Turtle Island Restoration Network (TIRN) is urging President Obama’s Ocean Task Force to adopt a bold new national ocean policy that prioritizes the end of harmful by-catch of sea turtles, whales, dolphins, other non-target marine animals and fish in U. S. fishing fleets.

“There is no reason for sea turtles, whales and dolphins to die so we can eat fish,” said Shore. “With sea turtles and other marine wildlife slipping quickly toward extinction, it is clear the current ocean policy is not working. President Obama needs to push through an approach that relies on science, not on fishing, fossil fuel and other industry interests.”

Read TIRN’s public testimony from the Obama Ocean Task Force hearing on September 17, 2009, in San Francisco.

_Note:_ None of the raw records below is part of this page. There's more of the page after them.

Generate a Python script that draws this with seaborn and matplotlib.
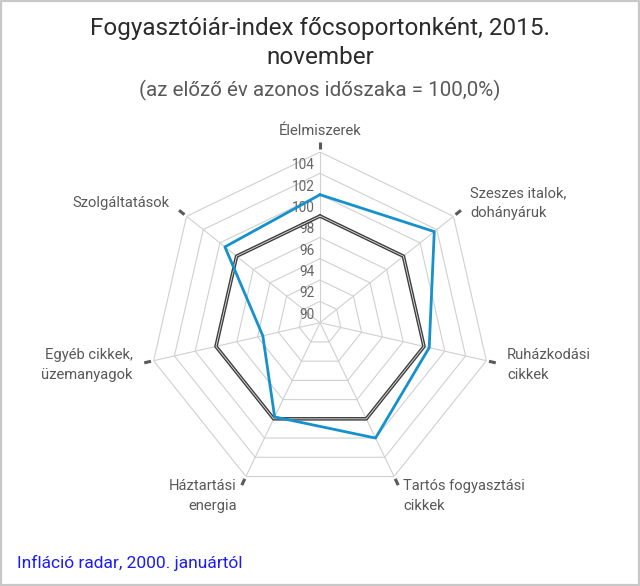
import numpy as np
import matplotlib
matplotlib.use('Agg')
import matplotlib.pyplot as plt
import matplotlib.transforms as mtransforms
from matplotlib.patches import Rectangle
import seaborn as sns

categories = ['Élelmiszerek', 'Szeszes italok,\ndohányáruk', 'Ruházkodási\ncikkek',
              'Tartós fogyasztási\ncikkek', 'Háztartási\nenergia',
              'Egyéb cikkek,\nüzemanyagok', 'Szolgáltatások']
index_2015_nov = [102.0, 103.7, 100.5, 102.0, 99.8, 95.5, 101.4]
base_100 = [100, 100, 100, 100, 100, 100, 100]
ring_ticks = [90, 92, 94, 96, 98, 100, 102, 104]
r_min, r_max = 90, 106

sns.set_theme(style='white')
plt.rcParams['font.family'] = ['Roboto', 'DejaVu Sans']

fig = plt.figure(figsize=(6.4, 5.86), dpi=100)
fig.patches.append(Rectangle((0.002, 0.002), 0.996, 0.996, transform=fig.transFigure,
                             fill=False, edgecolor='#c8c8c8', linewidth=1.6))

ax = fig.add_axes([0.2333, 0.158, 0.5334, 0.5826], projection='polar')
ax.set_theta_zero_location('N')
ax.set_theta_direction(-1)
ax.set_ylim(r_min, r_max)
ax.grid(False)
ax.spines['polar'].set_visible(False)
ax.set_xticks([])
ax.set_yticks([])
ax.set_facecolor('none')

n = len(categories)
angles = np.linspace(0, 2 * np.pi, n, endpoint=False)
closed = np.append(angles, angles[0])

# polygon grid
for r in ring_ticks[1:] + [r_max]:
    ax.plot(closed, [r] * (n + 1), color='#d0d0d0', lw=0.8, zorder=1)
for a in angles:
    ax.plot([a, a], [r_min, r_max], color='#d0d0d0', lw=0.8, zorder=1)
    ax.plot([a, a], [r_max + 0.25, r_max + 0.9], color='#595959', lw=2.2,
            solid_capstyle='butt', clip_on=False)

# ring labels on the top axis
lab_tr = mtransforms.offset_copy(ax.transData, fig=fig, x=-5, y=1, units='dots')
for r in ring_ticks:
    ax.text(0, r, str(r), transform=lab_tr, ha='right', va='bottom',
            fontsize=9.8, color='#666666')

# 100 reference line (double line look)
sns.lineplot(x=closed, y=base_100 + base_100[:1], sort=False, estimator=None,
             ax=ax, color='#404040', lw=2.6, zorder=3)
ax.plot(closed, base_100 + base_100[:1], color='#e0e0e0', lw=0.6, zorder=4)

sns.lineplot(x=closed, y=index_2015_nov + index_2015_nov[:1], sort=False,
             estimator=None, ax=ax, color='#1591cc', lw=2.0, zorder=5)
ax.set_xlabel('')
ax.set_ylabel('')

# category labels
for a, lab in zip(angles, categories):
    s = np.sin(a)
    if abs(s) < 0.01:
        ha = 'center'
    elif s > 0:
        ha = 'left'
    else:
        ha = 'right'
    ax.text(a, 108.0, lab, ha=ha, va='center', multialignment=ha,
            fontsize=10.6, color='#595959', linespacing=1.55)

fig.text(0.5, 1 - 28 / 586, 'Fogyasztóiár-index főcsoportonként, 2015.', ha='center',
         va='center', fontsize=17.5, color='#2b2b2b')
fig.text(0.5, 1 - 57 / 586, 'november', ha='center', va='center',
         fontsize=17.5, color='#2b2b2b')
fig.text(0.5, 1 - 90 / 586, '(az előző év azonos időszaka = 100,0%)', ha='center',
         va='center', fontsize=14.8, color='#595959')
fig.text(17 / 640, 1 - 563 / 586, 'Infláció radar, 2000. januártól', ha='left',
         va='center', fontsize=12.5, color='#1a1aff')

fig.savefig('out.png', dpi=100)
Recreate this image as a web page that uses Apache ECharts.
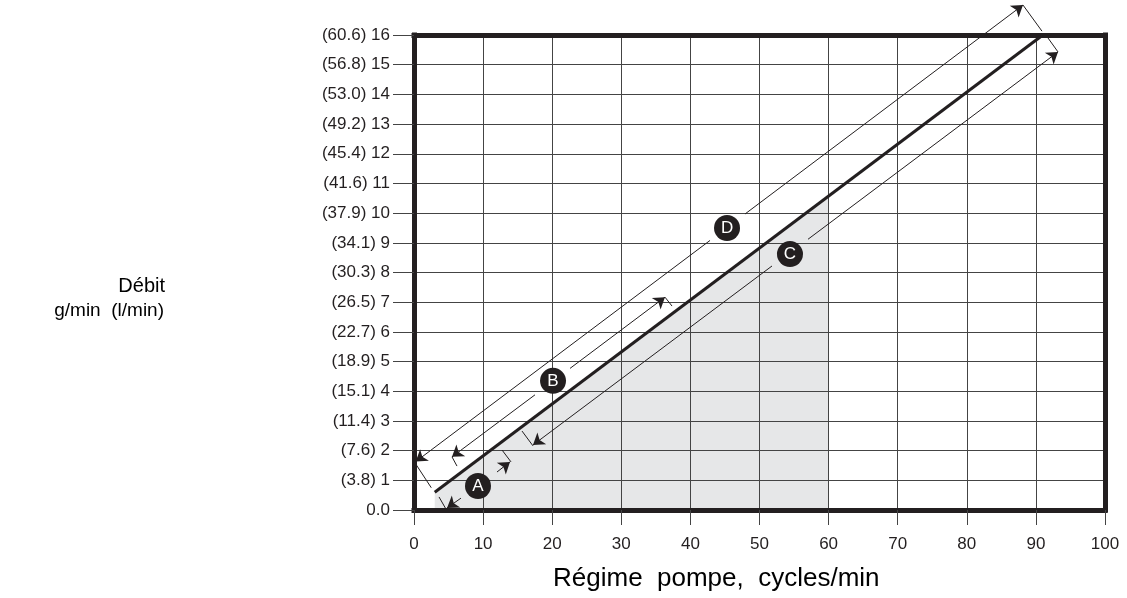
<!DOCTYPE html>
<html>
<head>
<meta charset="utf-8">
<script src="https://cdn.jsdelivr.net/npm/echarts@6/dist/echarts.min.js"></script>
<style>
  html, body { margin: 0; padding: 0; background: #fff; }
  #chart { width: 1127px; height: 598px; }
</style>
</head>
<body>
<div id="chart"></div>
<script>
  // y tick labels: g/min with l/min in brackets
  const yTickLabels = ['0.0', '(3.8) 1', '(7.6) 2', '(11.4) 3', '(15.1) 4', '(18.9) 5', '(22.7) 6',
    '(26.5) 7', '(30.3) 8', '(34.1) 9', '(37.9) 10', '(41.6) 11', '(45.4) 12', '(49.2) 13',
    '(53.0) 14', '(56.8) 15', '(60.6) 16']

  // main flow line and shaded zone under it
  const mainLine = [[3, 0.6], [91, 16]]
  const shadeLine = [[3, 0.6], [60, 10.58]]

  // dimension segments [xFrom, yFrom, xTip, yTip], arrow at the tip
  const dimA = [[6.8, 0.4, 4.78, 0.07], [12.01, 1.28, 13.89, 1.62]]
  const dimB = [[17.51, 3.88, 5.5, 1.79], [22.58, 4.77, 36.32, 7.17]]
  const dimC = [[51.81, 8.22, 17.22, 2.19], [57.02, 9.12, 93.2, 15.43]]
  const dimD = [[42.84, 9.08, 0.25, 1.63], [47.9, 9.97, 88.13, 17.01]]

  // extension ticks at the ends of the dimension lines
  const extTicks = [
    [0.25, 1.55, 2.5, 0.75], [88.13, 17.01, 90.88, 16.13],
    [91.75, 15.9, 93.2, 15.43], [15.63, 2.66, 17.22, 2.16],
    [36.32, 7.17, 37.34, 6.87], [5.5, 1.79, 6.22, 1.48],
    [12.74, 2.02, 14.04, 1.62], [3.62, 0.44, 4.63, 0.03]
  ]

  // circled letters
  const markerNames = ['A', 'B', 'C', 'D']
  const markerX = [9.26, 20.12, 54.41, 45.3]
  const markerY = [0.81, 4.35, 8.62, 9.5]

  const font = '"Liberation Sans", Arial, Helvetica, sans-serif'
  const ink = '#231f20'

  function toSegs(list) {
    return list.map(s => ({ coords: [[s[0], s[1]], [s[2], s[3]]] }))
  }

  const frameAxis = {
    axisLine: { show: true, onZero: false, lineStyle: { color: ink, width: 5, cap: 'square' } },
    axisTick: { show: false },
    axisLabel: { show: false },
    splitLine: { show: false }
  }

  const chart = echarts.init(document.getElementById('chart'))
  chart.setOption({
    animation: false,
    backgroundColor: '#fff',
    grid: { left: 414, right: 22, top: 35, bottom: 88, show: false },
    xAxis: [
      {
        type: 'value', min: 0, max: 100, interval: 10, position: 'bottom', z: 1,
        axisLine: { show: true, onZero: false, lineStyle: { color: ink, width: 5, cap: 'square' } },
        axisTick: { show: true, inside: false, length: 15, lineStyle: { color: '#444', width: 1 } },
        axisLabel: { margin: 26, color: ink, fontSize: 17, fontFamily: font },
        splitLine: { show: true, showMinLine: false, showMaxLine: false, lineStyle: { color: '#444', width: 1 } }
      },
      Object.assign({ type: 'value', min: 0, max: 100, position: 'top', z: 1 }, frameAxis)
    ],
    yAxis: [
      {
        type: 'value', min: 0, max: 16, interval: 1, position: 'left', z: 1,
        axisLine: { show: true, onZero: false, lineStyle: { color: ink, width: 5, cap: 'square' } },
        axisTick: { show: true, inside: false, length: 21, lineStyle: { color: '#444', width: 1 } },
        axisLabel: {
          margin: 24, color: ink, fontSize: 17, fontFamily: font,
          formatter: v => yTickLabels[Math.round(v)]
        },
        splitLine: { show: true, showMinLine: false, showMaxLine: false, lineStyle: { color: '#444', width: 1 } }
      },
      Object.assign({ type: 'value', min: 0, max: 16, position: 'right', z: 1 }, frameAxis)
    ],
    graphic: [
      {
        type: 'text', right: 1127 - 165, top: 276,
        style: { text: 'Débit', fontSize: 20, fontFamily: font, fill: '#000', textAlign: 'right' }
      },
      {
        type: 'text', right: 1127 - 164, top: 301,
        style: { text: 'g/min  (l/min)', fontSize: 19, fontFamily: font, fill: '#000', textAlign: 'right' }
      },
      {
        type: 'text', left: 553, top: 566,
        style: { text: 'Régime  pompe,  cycles/min', fontSize: 26, fontFamily: font, fill: '#000' }
      }
    ],
    series: [
      {
        type: 'line', data: shadeLine, z: 0, symbol: 'none', silent: true,
        lineStyle: { width: 0, opacity: 0 },
        areaStyle: { color: '#e6e7e8', opacity: 1 }
      },
      {
        type: 'line', data: mainLine, z: 3, symbol: 'none', silent: true,
        lineStyle: { color: ink, width: 3 }
      },
      {
        type: 'lines', coordinateSystem: 'cartesian2d', z: 3, clip: false, silent: true,
        symbol: ['none', 'arrow'], symbolSize: 11,
        lineStyle: { color: ink, width: 1, opacity: 1, curveness: 0 },
        data: toSegs(dimA.concat(dimB, dimC, dimD))
      },
      {
        type: 'lines', coordinateSystem: 'cartesian2d', z: 3, clip: false, silent: true,
        symbol: 'none',
        lineStyle: { color: ink, width: 1, opacity: 1, curveness: 0 },
        data: toSegs(extTicks)
      },
      {
        type: 'scatter', z: 4, silent: true, symbol: 'circle', symbolSize: 26,
        itemStyle: { color: ink, opacity: 1 },
        label: {
          show: true, position: 'inside', color: '#fff', fontSize: 17, fontFamily: font,
          formatter: p => p.value[2]
        },
        data: markerX.map((x, i) => [x, markerY[i], markerNames[i]])
      }
    ]
  })
</script>
</body>
</html>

As a first step, TIRN is urging Obama’s Ocean Task Force to calculate the total accidental capture and discard of sea turtles, marine mammals and all non-target marine species across all U. S. fisheries, which has never been compiled. Under current ocean policy by-catch is assessed fishery by fishery and species by species. And for many fisheries, by-catch is not monitored or known. No fisheries should be expanded or introduced until a by-catch assessment is complete and plans to prevent or reduce it to as close to zero as possible are implemented.

Modified fishing gear in some fleets and seasonal fishery closures forced by lawsuits has not prevented sea turtles and marine mammals and non-target fish continue to be caught in huge numbers by U. S. fishers. A recent review of U. S. fisheries by-catch by Duke University estimated that a minimum of 25,000 but probably 100,000 or more sea turtles are killed every year in the U. S. shrimp fleet in the Atlantic and Gulf of Mexico alone. The review found that while required Turtle Excluder Devices allow 90 percent of sea turtles to escape from shrimp nets, capture has been reduced only by 20 to 40 percent due to lack of enforcement by states and federal fishery managers.

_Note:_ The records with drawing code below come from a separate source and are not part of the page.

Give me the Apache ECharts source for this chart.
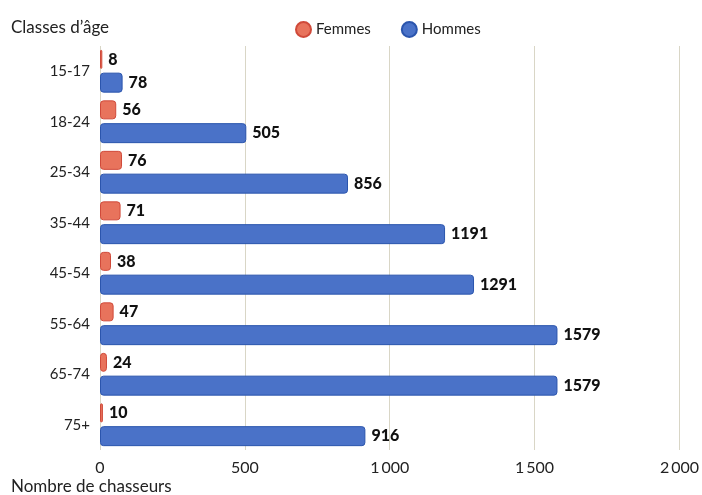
<!DOCTYPE html>
<html><head><meta charset="utf-8">
<script src="https://cdn.jsdelivr.net/npm/echarts@6/dist/echarts.min.js"></script>
<style>html,body{margin:0;padding:0;background:#fff}#c{width:702px;height:495px}</style>
</head><body><div id="c"></div>
<script>
const categories = ['15-17','18-24','25-34','35-44','45-54','55-64','65-74','75+'];
const femmes = [8, 56, 76, 71, 38, 47, 24, 10];
const hommes = [78, 505, 856, 1191, 1291, 1579, 1579, 916];
const xTicks = [0, 500, 1000, 1500, 2000];

const chart = echarts.init(document.getElementById('c'));
const lbl = {show: true, position: 'right', distance: 6, color: '#111', fontWeight: 900, fontSize: 16, fontFamily: 'Lato'};
chart.setOption({
  animation: false,
  textStyle: {fontFamily: 'Lato'},
  title: [
    {text: 'Classes d\u2019\u00e2ge', left: 6, top: 14, textStyle: {fontSize: 17, fontWeight: 'normal', color: '#222', fontFamily: 'Lato'}},
    {text: 'Nombre de chasseurs', left: 6, top: 473, textStyle: {fontSize: 17, fontWeight: 'normal', color: '#222', fontFamily: 'Lato'}}
  ],
  legend: {
    left: 290, top: 16, itemGap: 30, itemWidth: 15, itemHeight: 15, icon: 'circle',
    textStyle: {fontSize: 15, color: '#222', fontFamily: 'Lato'},
    data: ['Femmes', 'Hommes']
  },
  grid: {left: 100, right: 20, top: 46, bottom: 45, containLabel: false},
  xAxis: {
    type: 'value', min: xTicks[0], max: xTicks[xTicks.length - 1], interval: xTicks[1] - xTicks[0],
    axisLine: {show: false}, axisTick: {show: false},
    axisLabel: {color: '#222', fontSize: 16, margin: 10, formatter: v => v >= 1000 ? (Math.floor(v/1000) + '\u2009' + String(v % 1000).padStart(3,'0')) : String(v)},
    splitLine: {show: true, lineStyle: {color: '#d9d6c6', width: 1}}
  },
  yAxis: {
    type: 'category', data: categories, inverse: true,
    axisLine: {show: false}, axisTick: {show: false},
    axisLabel: {color: '#222', fontSize: 15, margin: 10}
  },
  series: [
    {name: 'Femmes', type: 'bar', data: femmes, barWidth: 19, barGap: '20%',
     itemStyle: {color: '#e8735c', borderColor: '#d04a3a', borderWidth: 1, borderRadius: 3},
     label: lbl},
    {name: 'Hommes', type: 'bar', data: hommes, barWidth: 20,
     itemStyle: {color: '#4a72c8', borderColor: '#2b55ad', borderWidth: 1, borderRadius: 3},
     label: lbl}
  ]
});
</script></body></html>
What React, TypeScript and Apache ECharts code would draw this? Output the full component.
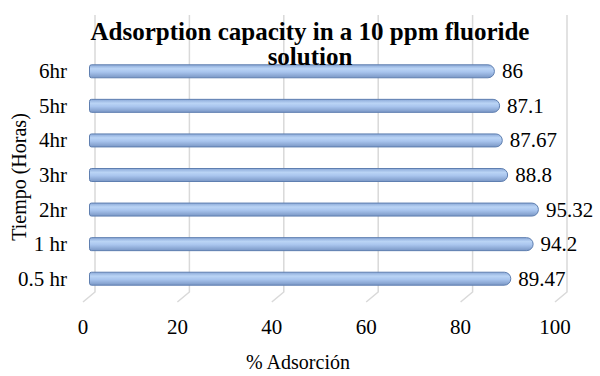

Between 2000 and 2007, another 15,000 or more sea turtles were captured by other domestic fishing fleets, mainly longlines and drift gill nets for swordfish and tuna.  Nearly 10,000 or more whales, dolphins, and sea lions were injured or killed over the same period by U. S. commercial fishers. These numbers are likely to be underestimates since many fisheries are not monitored for by-catch.

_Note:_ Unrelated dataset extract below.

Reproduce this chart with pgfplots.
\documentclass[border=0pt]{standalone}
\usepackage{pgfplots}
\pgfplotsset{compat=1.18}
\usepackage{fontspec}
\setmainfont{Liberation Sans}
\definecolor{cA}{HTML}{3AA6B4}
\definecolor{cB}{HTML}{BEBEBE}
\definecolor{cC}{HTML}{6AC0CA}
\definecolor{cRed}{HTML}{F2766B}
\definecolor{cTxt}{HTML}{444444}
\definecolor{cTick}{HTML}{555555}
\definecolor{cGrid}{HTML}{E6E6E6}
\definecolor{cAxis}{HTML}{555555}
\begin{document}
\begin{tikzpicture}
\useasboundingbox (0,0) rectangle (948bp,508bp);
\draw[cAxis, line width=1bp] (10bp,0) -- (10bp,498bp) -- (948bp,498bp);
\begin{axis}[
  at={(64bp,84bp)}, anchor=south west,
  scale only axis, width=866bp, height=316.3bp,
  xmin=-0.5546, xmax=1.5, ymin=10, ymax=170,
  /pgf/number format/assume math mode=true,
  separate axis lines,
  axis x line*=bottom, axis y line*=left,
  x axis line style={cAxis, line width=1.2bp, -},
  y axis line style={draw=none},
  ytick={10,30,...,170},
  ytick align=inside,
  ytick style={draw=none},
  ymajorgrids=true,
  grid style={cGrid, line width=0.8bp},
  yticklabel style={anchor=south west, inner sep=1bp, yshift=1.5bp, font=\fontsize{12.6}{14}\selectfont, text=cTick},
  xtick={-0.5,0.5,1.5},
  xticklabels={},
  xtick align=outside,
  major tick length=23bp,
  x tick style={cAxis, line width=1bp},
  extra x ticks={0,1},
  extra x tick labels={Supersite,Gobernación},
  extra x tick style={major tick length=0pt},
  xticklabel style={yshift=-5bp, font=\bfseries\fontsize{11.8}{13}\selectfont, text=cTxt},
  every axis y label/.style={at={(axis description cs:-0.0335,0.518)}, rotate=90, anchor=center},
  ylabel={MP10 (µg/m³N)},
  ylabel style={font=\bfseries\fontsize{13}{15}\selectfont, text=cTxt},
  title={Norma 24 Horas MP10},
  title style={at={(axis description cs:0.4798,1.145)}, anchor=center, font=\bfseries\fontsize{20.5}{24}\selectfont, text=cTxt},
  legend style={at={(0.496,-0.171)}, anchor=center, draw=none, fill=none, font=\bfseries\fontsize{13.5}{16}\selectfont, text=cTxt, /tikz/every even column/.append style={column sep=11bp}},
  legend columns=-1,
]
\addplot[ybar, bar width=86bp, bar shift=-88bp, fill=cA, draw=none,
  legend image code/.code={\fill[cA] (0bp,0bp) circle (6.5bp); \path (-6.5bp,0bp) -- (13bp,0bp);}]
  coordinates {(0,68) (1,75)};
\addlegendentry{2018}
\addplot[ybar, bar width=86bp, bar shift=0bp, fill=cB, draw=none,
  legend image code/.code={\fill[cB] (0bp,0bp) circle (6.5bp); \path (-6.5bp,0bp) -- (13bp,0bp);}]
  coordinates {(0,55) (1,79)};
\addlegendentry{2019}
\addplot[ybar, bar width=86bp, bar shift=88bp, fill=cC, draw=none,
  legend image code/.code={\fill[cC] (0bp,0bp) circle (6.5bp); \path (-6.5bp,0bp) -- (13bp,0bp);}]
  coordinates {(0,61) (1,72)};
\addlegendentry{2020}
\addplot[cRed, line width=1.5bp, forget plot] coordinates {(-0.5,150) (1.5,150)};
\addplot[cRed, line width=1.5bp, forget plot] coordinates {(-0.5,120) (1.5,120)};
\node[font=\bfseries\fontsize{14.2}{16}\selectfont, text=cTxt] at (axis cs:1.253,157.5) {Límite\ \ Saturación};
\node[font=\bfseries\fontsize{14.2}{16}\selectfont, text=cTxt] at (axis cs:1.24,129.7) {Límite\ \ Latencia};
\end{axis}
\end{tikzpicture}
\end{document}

Recently government sea turtle experts with National Marine Fisheries Service recognized that fisheries are pushing loggerhead sea turtles in both the Pacific and Atlantic oceans quickly toward extinction. Yet NFMS is still trying to expand the Hawaii longline fishery for swordfish that would triple loggerhead catch, introduce longline fisheries off the West Coast that are widely opposed, and enlarge the Atlantic pelagic longline fishery that captures 500 or more loggerheads per year —  pushing them farther toward extinction. These are the types of conflicts that a new U. S. ocean policy must eliminate.